━━ MATERIAL PROVIDED

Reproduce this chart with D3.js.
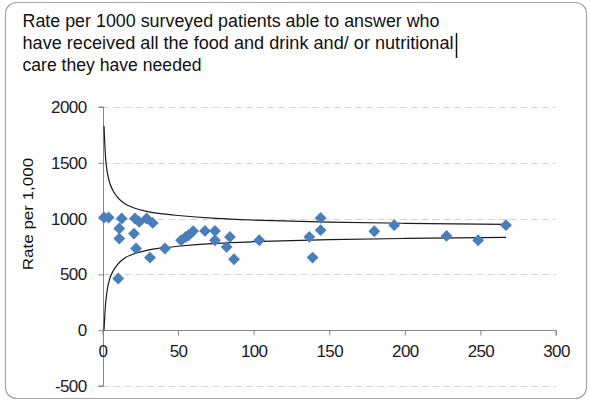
<!DOCTYPE html>
<html>
<head>
<meta charset="utf-8">
<script src="https://cdn.jsdelivr.net/npm/d3@7"></script>
<style>
  html, body { margin: 0; padding: 0; background: #fff; }
  svg { display: block; font-family: "Liberation Sans", Arial, sans-serif; }
</style>
</head>
<body>
<svg id="chart" width="590" height="404"></svg>
<script>
// ---- data ----
const titleLines = [
  "Rate per 1000 surveyed patients able to answer who",
  "have received all the food and drink and/ or nutritional",
  "care they have needed"
];
const yAxisTitle = "Rate per 1,000";
const xTicks = [0, 50, 100, 150, 200, 250, 300];
const yTicks = [-500, 0, 500, 1000, 1500, 2000];

// observed trusts: x = number of respondents, y = rate per 1,000
const pointX = [1, 4, 12.7, 11.1, 11.1, 21.5, 24.3, 29.2, 33.2, 20.8, 22.2, 31.4, 41.3,
                52, 55, 57, 60, 67.8, 74.4, 74.4, 82.1, 84.3, 87, 103.7, 10.4,
                136.8, 139, 144.3, 144.3, 179.8, 193, 227.6, 248.5, 266.9];
const pointY = [1010, 1010, 1001, 911, 821, 1001, 970, 1001, 961, 866, 732, 651, 732,
                806, 835, 851, 888, 890, 890, 806, 746, 836, 636, 806, 463,
                836, 651, 1006, 896, 887, 941, 845, 806, 941];

// control limit curves
const limitX =     [1,    2,    3,    4,    5,    7,    10,   15,   20,   30,   40,   50,   75,   100, 125, 150, 200, 250, 267];
const upperLimit = [1830, 1550, 1430, 1360, 1310, 1250, 1190, 1130, 1100, 1062, 1042, 1028, 1002, 987, 977, 968, 958, 951, 949];
const lowerLimit = [0,    230,  350,  420,  470,  530,  590,  650,  680,  718,  738,  752,  778,  793, 803, 812, 822, 829, 831];

// ---- drawing ----
const svg = d3.select("#chart");

// outer rounded frame
svg.append("rect")
  .attr("x", 5.5).attr("y", 2.5).attr("width", 581).attr("height", 396)
  .attr("rx", 11).attr("ry", 11)
  .attr("fill", "#fff").attr("stroke", "#a6a6a6").attr("stroke-width", 1.2);

// title
const titleWidths = [417, 431, 179];
const titleBase = [26.5, 48.5, 70.5];
titleLines.forEach((t, i) => {
  svg.append("text")
    .attr("x", 22.5).attr("y", titleBase[i])
    .attr("font-size", 17.5).attr("fill", "#111")
    .attr("textLength", titleWidths[i]).attr("lengthAdjust", "spacingAndGlyphs")
    .text(t);
});
// text cursor mark after line 2
svg.append("line")
  .attr("x1", 456.5).attr("x2", 456.5).attr("y1", 33).attr("y2", 58)
  .attr("stroke", "#111").attr("stroke-width", 1.5);

const x = d3.scaleLinear().domain([0, 300]).range([102.5, 556]);
const y = d3.scaleLinear().domain([-500, 2000]).range([386, 107]);

// gridlines
svg.append("g").selectAll("line")
  .data(yTicks.filter(d => d !== 0))
  .join("line")
  .attr("x1", x(0)).attr("x2", x(300))
  .attr("y1", d => Math.round(y(d)) + 0.5).attr("y2", d => Math.round(y(d)) + 0.5)
  .attr("stroke", "#d4d4d4").attr("stroke-width", 1)
  .attr("stroke-dasharray", "7,4");

const plainFmt = d => String(d);

// y axis
const yAxis = svg.append("g")
  .attr("transform", `translate(${Math.round(x(0)) + 0.5},0)`)
  .call(d3.axisLeft(y).tickValues(yTicks).tickSize(5).tickPadding(12).tickFormat(plainFmt));
yAxis.select(".domain").attr("stroke", "#868686").attr("d", `M-5,${y(2000)}H0V${y(-500)}H-5`);
yAxis.selectAll(".tick line").attr("stroke", "#868686");
yAxis.selectAll(".tick text")
  .attr("font-size", 17).attr("letter-spacing", -0.6).attr("fill", "#1a1a1a")
  .attr("font-family", "Liberation Sans, Arial, sans-serif");

// x axis at y = 0
const xAxis = svg.append("g")
  .attr("transform", `translate(0,${Math.round(y(0)) + 0.5})`)
  .call(d3.axisBottom(x).tickValues(xTicks).tickSize(5).tickPadding(9).tickFormat(plainFmt));
xAxis.select(".domain").attr("stroke", "#868686").attr("d", `M${x(0)},0H${x(300)}V5`);
xAxis.selectAll(".tick line").attr("stroke", "#868686");
xAxis.selectAll(".tick text")
  .attr("font-size", 17).attr("letter-spacing", -0.6).attr("fill", "#1a1a1a")
  .attr("font-family", "Liberation Sans, Arial, sans-serif");

// y axis title
svg.append("text")
  .attr("transform", `translate(33,214) scale(0.85,1) rotate(-90)`)
  .attr("text-anchor", "middle")
  .attr("font-size", 17).attr("fill", "#111")
  .text(yAxisTitle);

// limit lines
const lineGen = d3.line().x(d => x(d[0])).y(d => y(d[1])).curve(d3.curveMonotoneX);
[upperLimit, lowerLimit].forEach(arr => {
  svg.append("path")
    .attr("d", lineGen(limitX.map((v, i) => [v, arr[i]])))
    .attr("fill", "none").attr("stroke", "#1a1a1a").attr("stroke-width", 1.2);
});

// points (diamonds)
const diamond = d3.symbol().type(d3.symbolSquare).size(70);
svg.append("g").selectAll("path")
  .data(pointX.map((v, i) => [v, pointY[i]]))
  .join("path")
  .attr("d", diamond)
  .attr("transform", d => `translate(${x(d[0])},${y(d[1])}) rotate(45)`)
  .attr("fill", "#4a7ebb");
</script>
</body>
</html>
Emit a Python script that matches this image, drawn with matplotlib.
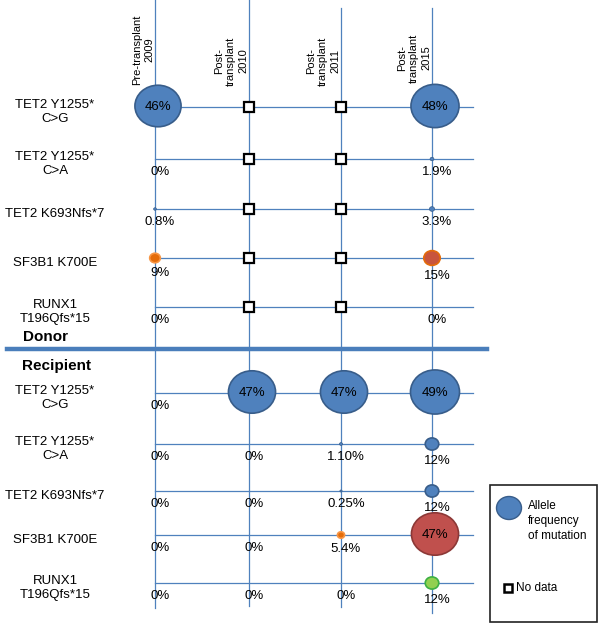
import matplotlib.pyplot as plt
from matplotlib.patches import Ellipse, Rectangle

plt.rcParams['font.family'] = ['Liberation Sans', 'DejaVu Sans']

# データ
timepoints = ['Pre-transplant\n2009', 'Post-\ntransplant\n2010',
              'Post-\ntransplant\n2011', 'Post-\ntransplant\n2015']
mutations = ['TET2 Y1255*\nC>G', 'TET2 Y1255*\nC>A', 'TET2 K693Nfs*7',
             'SF3B1 K700E', 'RUNX1\nT196Qfs*15']
genes = ['TET2', 'TET2', 'TET2', 'SF3B1', 'RUNX1']
# allele frequency (%)  None = no data
donor_vaf = [['46', None, None, '48'],
             ['0', None, None, '1.9'],
             ['0.8', None, None, '3.3'],
             ['9', None, None, '15'],
             ['0', None, None, '0']]
recipient_vaf = [['0', '47', '47', '49'],
                 ['0', '0', '1.10', '12'],
                 ['0', '0', '0.25', '12'],
                 ['0', '0', '5.4', '47'],
                 ['0', '0', '0', '12']]

# レイアウト (pixel)
col_x = [155, 249, 341, 432]
col_top = [0, 0, 8, 8]
col_bottom = [608, 606, 607, 613]
head_y = [50, 61, 61, 58]
donor_y = [107, 159, 209, 258, 307]
recip_y = [393, 444, 491, 535, 583]
line_end = 473
grid_c = '#4f81bd'


def circle_style(gene, v):
    if gene == 'SF3B1':
        if v < 10:
            return '#e46c0a', '#f79646'
        elif v < 20:
            return '#c8553d', '#e46c0a'
        return '#c0504d', '#8c3836'
    if gene == 'RUNX1':
        return '#92d050', '#3cb043'
    return '#4f81bd', '#385d8a'


fig = plt.figure(figsize=(6.04, 6.30), dpi=100)
ax = fig.add_axes([0, 0, 1, 1])
ax.set_xlim(0, 604)
ax.set_ylim(630, 0)
ax.axis('off')

# 縦線・横線
for i in range(4):
    ax.plot([col_x[i], col_x[i]], [col_top[i], col_bottom[i]], color=grid_c, lw=0.9, zorder=1)
    ax.text(col_x[i] - 1, head_y[i], timepoints[i], rotation=90, ha='right', va='center',
            multialignment='center', fontsize=8, linespacing=1.25)
for y in donor_y + recip_y:
    ax.plot([col_x[0], line_end], [y, y], color=grid_c, lw=0.9, zorder=1)

# donor / recipient 区切り
ax.plot([7, 487], [349, 349], color='#4a7ebb', lw=3.2, zorder=1)
ax.text(23, 337, 'Donor', fontsize=11, fontweight='bold', va='center')
ax.text(22, 366, 'Recipient', fontsize=11, fontweight='bold', va='center')

# 変異ごとにプロット
for rows, table in [(donor_y, donor_vaf), (recip_y, recipient_vaf)]:
    for r in range(len(mutations)):
        y = rows[r]
        ax.text(55, y + 5, mutations[r], ha='center', va='center', fontsize=9.5, linespacing=1.3)
        for c in range(4):
            s = table[r][c]
            x = col_x[c]
            if s is None:
                ax.plot(x, y, marker='s', ms=6.5, mfc='white', mec='black', mew=1.6, zorder=3)
                continue
            v = float(s)
            d = 2 + 0.96 * v
            if v > 0:
                fc, ec = circle_style(genes[r], v)
                ax.add_patch(Ellipse((x + (3 if v > 40 else 0), y - (1 if v > 40 else 0)), d, d * 0.9,
                                     fc=fc, ec=ec, lw=1.2 if v > 5 else 0.5, zorder=2))
            if v > 40:
                ax.text(x + 3, y, s + '%', ha='center', va='center', fontsize=9.5, zorder=4)
            else:
                off = max(13, d / 2 + 10) if v > 0 else 13
                ax.text(x + 5, y + off, s + '%', ha='center', va='center', fontsize=9.5)

# 凡例
ax.add_patch(Rectangle((490, 485), 107, 137, fc='white', ec='#222222', lw=1.2))
ax.add_patch(Ellipse((509, 508), 25, 23, fc='#4f81bd', ec='#385d8a', lw=1))
ax.text(528, 521, 'Allele\nfrequency\nof mutation', fontsize=8.5, va='center', linespacing=1.35)
ax.plot(508, 588, marker='s', ms=6, mfc='white', mec='black', mew=1.8)
ax.text(516, 588, 'No data', fontsize=8.5, va='center')

plt.savefig('out.png', dpi=100)
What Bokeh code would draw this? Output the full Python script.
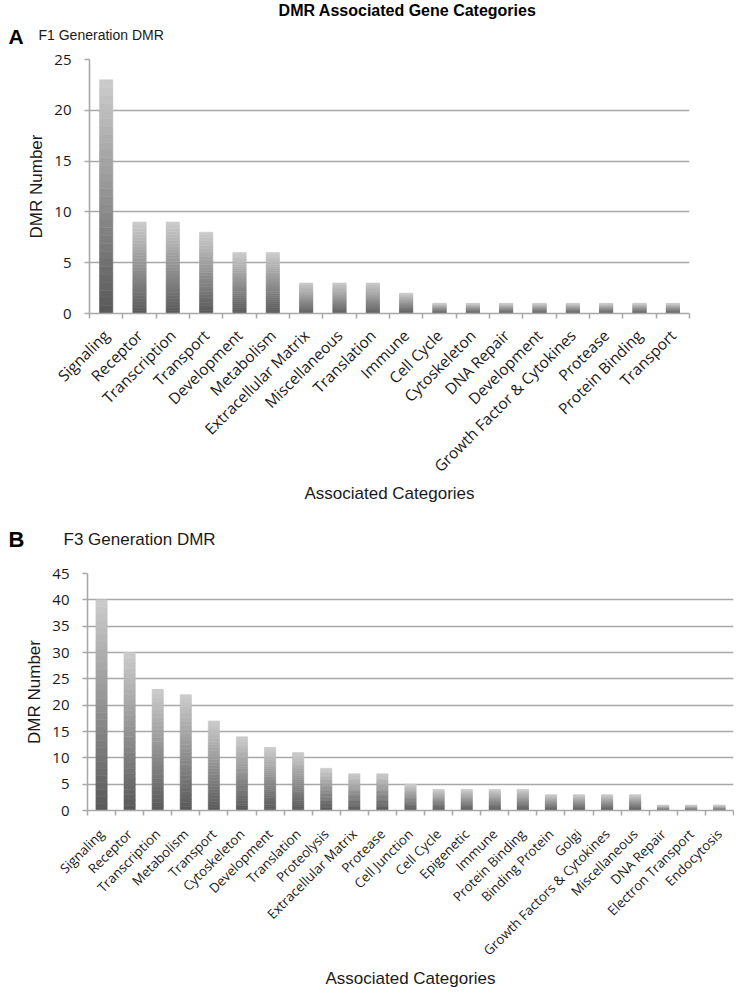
import math
from bokeh.plotting import figure
from bokeh.models import Range1d, FixedTicker
from bokeh.layouts import column
from bokeh.core.properties import value
from bokeh.embed import file_html
from bokeh.resources import INLINE

main_title = "DMR Associated Gene Categories"
x_title = "Associated Categories"
y_title = "DMR Number"

f1_panel = "A"
f1_subtitle = "F1 Generation DMR"
f1_categories = ["Signaling", "Receptor", "Transcription", "Transport", "Development",
                 "Metabolism", "Extracellular Matrix", "Miscellaneous", "Translation",
                 "Immune", "Cell Cycle", "Cytoskeleton", "DNA Repair", "Development",
                 "Growth Factor & Cytokines", "Protease", "Protein Binding", "Transport"]
f1_counts = [23, 9, 9, 8, 6, 6, 3, 3, 3, 2, 1, 1, 1, 1, 1, 1, 1, 1]
f1_yticks = [0, 5, 10, 15, 20, 25]

f3_panel = "B"
f3_subtitle = "F3 Generation DMR"
f3_categories = ["Signaling", "Receptor", "Transcription", "Metabolism", "Transport",
                 "Cytoskeleton", "Development", "Translation", "Proteolysis",
                 "Extracellular Matrix", "Protease", "Cell Junction", "Cell Cycle",
                 "Epigenetic", "Immune", "Protein Binding", "Binding Protein", "Golgi",
                 "Growth Factors & Cytokines", "Miscellaneous", "DNA Repair",
                 "Electron Transport", "Endocytosis"]
f3_counts = [40, 30, 23, 22, 17, 14, 12, 11, 8, 7, 7, 5, 4, 4, 4, 4, 3, 3, 3, 3, 1, 1, 1]
f3_yticks = [0, 5, 10, 15, 20, 25, 30, 35, 40, 45]

W = 734
GRID = "#a8a8a8"
TXT = "#1a1a1a"


def header(height):
    h = figure(width=W, height=height, output_backend="svg", toolbar_location=None,
               x_range=Range1d(0, W), y_range=Range1d(height, 0),
               x_axis_type=None, y_axis_type=None, frame_align=False,
               min_border_left=0, min_border_right=0, min_border_top=0, min_border_bottom=0)
    h.outline_line_color = None
    h.xgrid.grid_line_color = None
    h.ygrid.grid_line_color = None
    return h


def add_text(h, x, y, txt, font, size, style, align="left", color="black"):
    h.text(x=[x], y=[y], text=[txt], text_font=value(font), text_font_size=size,
           text_font_style=style, text_align=align, text_baseline="middle",
           text_color=color)


def gradient_bars(p, counts, n_steps=30, width=0.4):
    xs, bottoms, tops, colors = [], [], [], []
    for i, v in enumerate(counts):
        for k in range(n_steps):
            t = k / (n_steps - 1)
            g = int(round(90 + t * (202 - 90)))
            xs.append(i + 0.5)
            bottoms.append(v * k / n_steps)
            tops.append(v * (k + 1) / n_steps)
            colors.append("#%02x%02x%02x" % (g, g, g))
    p.vbar(x=xs, bottom=bottoms, top=tops, width=width,
           fill_color=colors, line_color=colors, line_width=0.6)


def make_panel(cats, counts, yticks, height, borders, xlab_size, xlab_standoff,
               xtitle_standoff):
    n = len(cats)
    left, right, top, bottom = borders
    p = figure(width=W, height=height, output_backend="svg", toolbar_location=None,
               x_range=Range1d(0, n), y_range=Range1d(yticks[0], yticks[-1]),
               frame_align=False,
               min_border_left=left, min_border_right=right,
               min_border_top=top, min_border_bottom=bottom)
    p.outline_line_color = None

    gradient_bars(p, counts)

    centers = [i + 0.5 for i in range(n)]
    xax = p.xaxis[0]
    xax.ticker = FixedTicker(ticks=centers, minor_ticks=list(range(n + 1)))
    xax.major_label_overrides = {c: name for c, name in zip(centers, cats)}
    xax.major_label_orientation = math.pi / 4
    xax.major_tick_out = 0
    xax.major_tick_in = 0
    xax.minor_tick_out = 5
    xax.minor_tick_in = 0
    xax.minor_tick_line_color = GRID
    xax.minor_tick_line_width = 1.5
    xax.axis_line_color = GRID
    xax.axis_line_width = 1.6
    xax.major_label_text_font = "Open Sans"
    xax.major_label_text_font_size = xlab_size
    xax.major_label_text_color = TXT
    xax.major_label_standoff = xlab_standoff
    xax.axis_label = x_title
    xax.axis_label_text_font = "Liberation Sans"
    xax.axis_label_text_font_style = "normal"
    xax.axis_label_text_font_size = "17px"
    xax.axis_label_text_color = TXT
    xax.axis_label_standoff = xtitle_standoff

    yax = p.yaxis[0]
    yax.ticker = FixedTicker(ticks=yticks)
    yax.minor_tick_line_color = None
    yax.major_tick_out = 5
    yax.major_tick_in = 0
    yax.major_tick_line_color = GRID
    yax.major_tick_line_width = 1.5
    yax.axis_line_color = GRID
    yax.axis_line_width = 1.6
    yax.major_label_text_font = "Open Sans"
    yax.major_label_text_font_size = "15px"
    yax.major_label_text_color = TXT
    yax.major_label_standoff = 13
    yax.axis_label = y_title
    yax.axis_label_text_font = "Liberation Sans"
    yax.axis_label_text_font_style = "normal"
    yax.axis_label_text_font_size = "17px"
    yax.axis_label_text_color = TXT
    yax.axis_label_standoff = 5

    p.xgrid.grid_line_color = None
    p.ygrid.grid_line_color = GRID
    p.ygrid.grid_line_width = 1.6
    p.ygrid.ticker = FixedTicker(ticks=yticks)
    return p


ha = header(50)
add_text(ha, 407, 10, main_title, "Liberation Sans", "16px", "bold", "center")
add_text(ha, 8, 36, f1_panel, "Liberation Sans", "21px", "bold")
add_text(ha, 38, 34, f1_subtitle, "Liberation Sans", "14px", "normal", color=TXT)

pa = make_panel(f1_categories, f1_counts, f1_yticks, 458, (89, 45, 9, 195),
                "15.5px", 14, -3)

hb = header(48)
add_text(hb, 8, 31, f3_panel, "Liberation Sans", "22px", "bold")
add_text(hb, 63, 31, f3_subtitle, "Liberation Sans", "17px", "normal", color=TXT)

pb = make_panel(f3_categories, f3_counts, f3_yticks, 434, (87, 1, 17, 176),
                "13.3px", 16, 0)

layout = column(ha, pa, hb, pb, spacing=0)
open("out.html", "w").write(file_html(layout, INLINE))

━━━━

### WRITTEN TASK:
Look above for lines with the word "chart" and copy them all.

### COMPLETE ANSWER:
Reproduce this chart with D3.js.
<svg id="chart" width="590" height="404"></svg>
const svg = d3.select("#chart");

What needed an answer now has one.